[ about -stable merge policy ]

* Jiri Slaby <[email protected]> wrote:

> > We try to concentrate on regression fixes though.
> 
> Hi, I cannot fully agree with this. The question is who are "we" here?

It's the upstream policy and the scheduler tree certainly follows it.

I think i remember Linus having stated it before (cannot find the mail), but 
it's 
pretty common-sense so easy to reproduce (i've Cc:-ed Linus in case he wants to 
chime in):

   The idea is to treat Linus's tree and -stable as an organic whole: so -stable
   is upstream as well, but with *bug* fixes backported. It's emphatically not 
a 
   separate "for backporting interesting/important bits" tree.

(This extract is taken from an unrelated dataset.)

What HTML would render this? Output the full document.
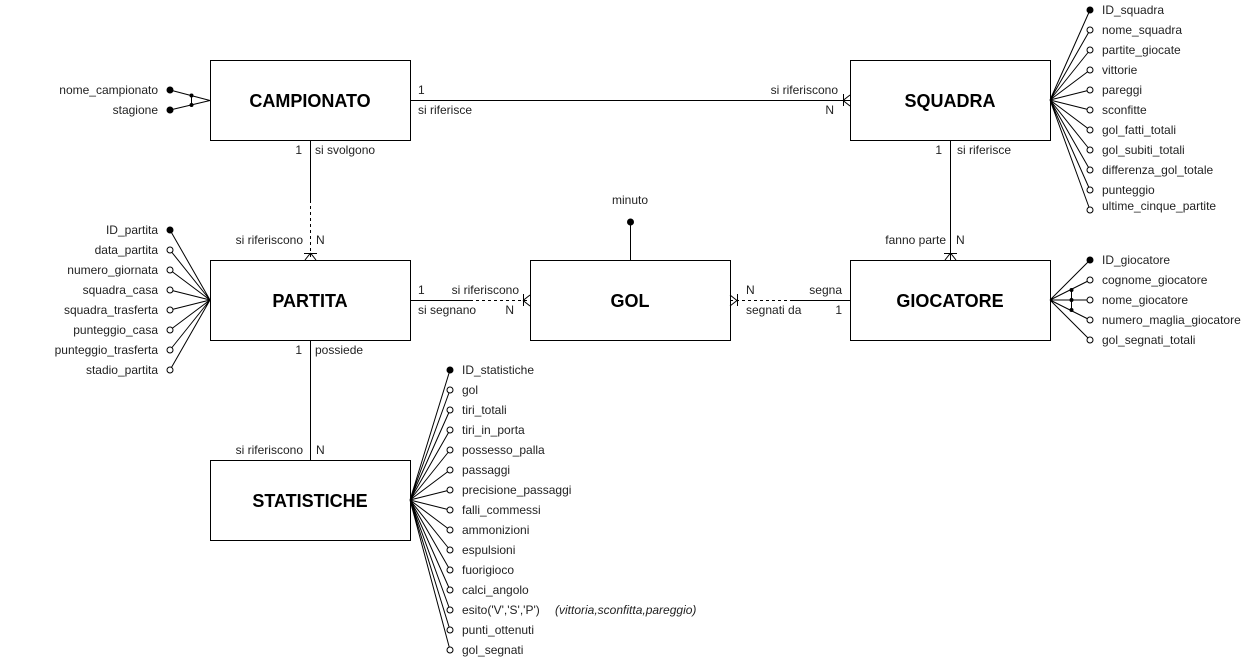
<!DOCTYPE html>
<html><head><meta charset="utf-8"><style>
html,body{margin:0;padding:0;background:#fff;}
svg{display:block;font-family:"Liberation Sans",Arial,sans-serif;font-size:12px;}
.t{font-size:18px;font-weight:bold;}
</style></head><body>
<svg width="1251" height="661" viewBox="0 0 1251 661" xmlns="http://www.w3.org/2000/svg">
<g fill="#fff" stroke="#000" stroke-width="1">
<rect x="210.5" y="60.5" width="200" height="80"/>
<rect x="850.5" y="60.5" width="200" height="80"/>
<rect x="210.5" y="260.5" width="200" height="80"/>
<rect x="530.5" y="260.5" width="200" height="80"/>
<rect x="850.5" y="260.5" width="200" height="80"/>
<rect x="210.5" y="460.5" width="200" height="80"/>
</g>
<g class="t" text-anchor="middle" fill="#000">
<text x="310" y="107" class="t">CAMPIONATO</text>
<text x="950" y="107" class="t">SQUADRA</text>
<text x="310" y="307" class="t">PARTITA</text>
<text x="630" y="307" class="t">GOL</text>
<text x="950" y="307" class="t">GIOCATORE</text>
<text x="310" y="507" class="t">STATISTICHE</text>
</g>
<g stroke="#000" fill="none" stroke-width="1">
<path d="M410 100.5H850 M843.5 94V106 M843 100.5L850 95 M843 100.5L850 106"/>
<path d="M310.5 140V200"/>
<path d="M310.5 200V260" stroke-dasharray="3,3"/>
<path d="M304 253.5H317 M310.5 253L305 260 M310.5 253L316 260"/>
<path d="M410 300.5H470"/>
<path d="M470 300.5H530" stroke-dasharray="3,3"/>
<path d="M523.5 294V306 M523 300.5L530 295 M523 300.5L530 306"/>
<path d="M730 300.5H790" stroke-dasharray="3,3"/>
<path d="M790 300.5H850"/>
<path d="M737.5 294V306 M737 300.5L730 295 M737 300.5L730 306"/>
<path d="M950.5 140V260 M944 253.5H957 M950.5 253L945 260 M950.5 253L956 260"/>
<path d="M310.5 340V460"/>
<path d="M630.5 222V260"/>
<path d="M170 90L210 100.5 M170 110L210 100.5 M191.5 95V105"/>
<path d="M1050 100L1090 10 M1050 100L1090 30 M1050 100L1090 50 M1050 100L1090 70 M1050 100L1090 90 M1050 100L1090 110 M1050 100L1090 130 M1050 100L1090 150 M1050 100L1090 170 M1050 100L1090 190 M1050 100L1090 210"/>
<path d="M210 300L170 230 M210 300L170 250 M210 300L170 270 M210 300L170 290 M210 300L170 310 M210 300L170 330 M210 300L170 350 M210 300L170 370"/>
<path d="M1050 300L1090 260 M1050 300L1090 280 M1050 300L1090 300 M1050 300L1090 320 M1050 300L1090 340 M1071.5 290V310"/>
<path d="M410 500L450 370 M410 500L450 390 M410 500L450 410 M410 500L450 430 M410 500L450 450 M410 500L450 470 M410 500L450 490 M410 500L450 510 M410 500L450 530 M410 500L450 550 M410 500L450 570 M410 500L450 590 M410 500L450 610 M410 500L450 630 M410 500L450 650"/>
</g>
<g fill="#000">
<circle cx="170" cy="90" r="3.5"/><circle cx="170" cy="110" r="3.5"/>
<circle cx="191.5" cy="95.5" r="2"/><circle cx="191.5" cy="105" r="2"/>
<circle cx="1090" cy="10" r="3.5"/>
<circle cx="170" cy="230" r="3.5"/>
<circle cx="1090" cy="260" r="3.5"/>
<circle cx="1071.5" cy="290" r="2"/><circle cx="1071.5" cy="300" r="2"/><circle cx="1071.5" cy="310" r="2"/>
<circle cx="450" cy="370" r="3.5"/>
<circle cx="630.5" cy="222" r="3.5"/>
</g>
<g fill="#fff" stroke="#000">
<circle cx="1090" cy="30" r="3"/><circle cx="1090" cy="50" r="3"/><circle cx="1090" cy="70" r="3"/><circle cx="1090" cy="90" r="3"/><circle cx="1090" cy="110" r="3"/><circle cx="1090" cy="130" r="3"/><circle cx="1090" cy="150" r="3"/><circle cx="1090" cy="170" r="3"/><circle cx="1090" cy="190" r="3"/><circle cx="1090" cy="210" r="3"/>
<circle cx="170" cy="250" r="3"/><circle cx="170" cy="270" r="3"/><circle cx="170" cy="290" r="3"/><circle cx="170" cy="310" r="3"/><circle cx="170" cy="330" r="3"/><circle cx="170" cy="350" r="3"/><circle cx="170" cy="370" r="3"/>
<circle cx="1090" cy="280" r="3"/><circle cx="1090" cy="300" r="3"/><circle cx="1090" cy="320" r="3"/><circle cx="1090" cy="340" r="3"/>
<circle cx="450" cy="390" r="3"/><circle cx="450" cy="410" r="3"/><circle cx="450" cy="430" r="3"/><circle cx="450" cy="450" r="3"/><circle cx="450" cy="470" r="3"/><circle cx="450" cy="490" r="3"/><circle cx="450" cy="510" r="3"/><circle cx="450" cy="530" r="3"/><circle cx="450" cy="550" r="3"/><circle cx="450" cy="570" r="3"/><circle cx="450" cy="590" r="3"/><circle cx="450" cy="610" r="3"/><circle cx="450" cy="630" r="3"/><circle cx="450" cy="650" r="3"/>
</g>
<g fill="#222">
<text x="158" y="94" text-anchor="end">nome_campionato</text>
<text x="158" y="114" text-anchor="end">stagione</text>
<text x="1102" y="14">ID_squadra</text>
<text x="1102" y="34">nome_squadra</text>
<text x="1102" y="54">partite_giocate</text>
<text x="1102" y="74">vittorie</text>
<text x="1102" y="94">pareggi</text>
<text x="1102" y="114">sconfitte</text>
<text x="1102" y="134">gol_fatti_totali</text>
<text x="1102" y="154">gol_subiti_totali</text>
<text x="1102" y="174">differenza_gol_totale</text>
<text x="1102" y="194">punteggio</text>
<text x="1102" y="210">ultime_cinque_partite</text>
<text x="158" y="234" text-anchor="end">ID_partita</text>
<text x="158" y="254" text-anchor="end">data_partita</text>
<text x="158" y="274" text-anchor="end">numero_giornata</text>
<text x="158" y="294" text-anchor="end">squadra_casa</text>
<text x="158" y="314" text-anchor="end">squadra_trasferta</text>
<text x="158" y="334" text-anchor="end">punteggio_casa</text>
<text x="158" y="354" text-anchor="end">punteggio_trasferta</text>
<text x="158" y="374" text-anchor="end">stadio_partita</text>
<text x="1102" y="264">ID_giocatore</text>
<text x="1102" y="284">cognome_giocatore</text>
<text x="1102" y="304">nome_giocatore</text>
<text x="1102" y="324">numero_maglia_giocatore</text>
<text x="1102" y="344">gol_segnati_totali</text>
<text x="462" y="374">ID_statistiche</text>
<text x="462" y="394">gol</text>
<text x="462" y="414">tiri_totali</text>
<text x="462" y="434">tiri_in_porta</text>
<text x="462" y="454">possesso_palla</text>
<text x="462" y="474">passaggi</text>
<text x="462" y="494">precisione_passaggi</text>
<text x="462" y="514">falli_commessi</text>
<text x="462" y="534">ammonizioni</text>
<text x="462" y="554">espulsioni</text>
<text x="462" y="574">fuorigioco</text>
<text x="462" y="594">calci_angolo</text>
<text x="462" y="614">esito('V','S','P')</text>
<text x="555" y="614" font-style="italic">(vittoria,sconfitta,pareggio)</text>
<text x="462" y="634">punti_ottenuti</text>
<text x="462" y="654">gol_segnati</text>
<text x="630" y="204" text-anchor="middle">minuto</text>
<text x="418" y="94">1</text>
<text x="418" y="114">si riferisce</text>
<text x="838" y="94" text-anchor="end">si riferiscono</text>
<text x="834" y="114" text-anchor="end">N</text>
<text x="302" y="154" text-anchor="end">1</text>
<text x="315" y="154">si svolgono</text>
<text x="303" y="244" text-anchor="end">si riferiscono</text>
<text x="316" y="244">N</text>
<text x="418" y="294">1</text>
<text x="418" y="314">si segnano</text>
<text x="519" y="294" text-anchor="end">si riferiscono</text>
<text x="514" y="314" text-anchor="end">N</text>
<text x="746" y="294">N</text>
<text x="746" y="314">segnati da</text>
<text x="842" y="294" text-anchor="end">segna</text>
<text x="842" y="314" text-anchor="end">1</text>
<text x="942" y="154" text-anchor="end">1</text>
<text x="957" y="154">si riferisce</text>
<text x="946" y="244" text-anchor="end">fanno parte</text>
<text x="956" y="244">N</text>
<text x="302" y="354" text-anchor="end">1</text>
<text x="315" y="354">possiede</text>
<text x="303" y="454" text-anchor="end">si riferiscono</text>
<text x="316" y="454">N</text>
</g>
</svg>
</body></html>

   And as such whatever a maintainer can send to Linus in -rc's (in particular 
late
   -rc's) is -stable eligible.

   For the rest of patches: generally not eligible, but with common-sense 
   exceptions.

   "It's a nice patch" or "it will obviously not cause problems" or "this is
   important to us" does not make a patch eligible for -stable.

   Adding a -stable tag to a commit and *not* sending it to Linus for the next 
-rc
   also makes a patch almost automatically *not* eligible: if it was not 
important
   enough to have it in the next -rc then it's doubly not eligible for -stable 
...

   I think this common-sense rule is easy to follow:

    " If you ever have to ask yourself whether a patch queued up for -stable is 
      really -stable eligible it probably isnt. "

   It's called -stable for a reason.